When J.R. Fleming arrived at the Polsky Center for Entrepreneurship and Innovation for the first session of the Turner School of Construction Management in 2018, he was feeling skeptical. “I wondered if it was going to be smoke and mirrors,” he says, because as a community activist he hasn’t always seen eye to eye with the University. “And then I was completely blown away. This program put me in the position to go from protesting the University of Chicago to promoting it.” Fleming is the co-founder and director of the Chicago Anti-Eviction Campaign, a nonprofit dedicated to creating and preserving affordable housing, reducing blight, and providing construction jobs and job training.

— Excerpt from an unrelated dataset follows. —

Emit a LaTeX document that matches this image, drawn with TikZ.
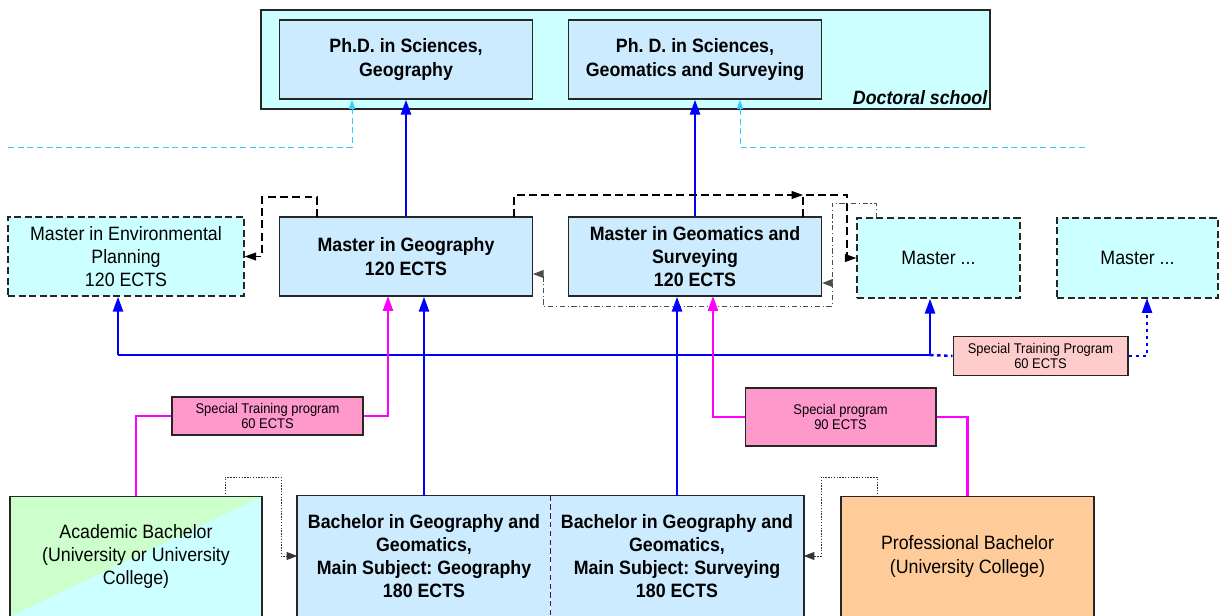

“This program put me in the position to go from protesting the University of Chicago to promoting it.”
The free, seven-week program, co-sponsored by UChicago, is an intensive workshop designed to help minority- and women-owned construction businesses grow and succeed. Participants learn from industry experts about every aspect of running a construction business; Fleming says he and his team at the campaign’s construction arm, CAEC Marketing Consulting and Development Group, are now much better equipped to manage everything from setting construction schedules to completing RFPs to having the right bonds and insurance in place for each project. “When you’re a carpenter, you know how to do that work, but you take on all these other responsibilities when you start your own company,” he says. “This program sets businesses up for success. And because of what my team and I learned, more affordable housing work is going to get done in Chicago.”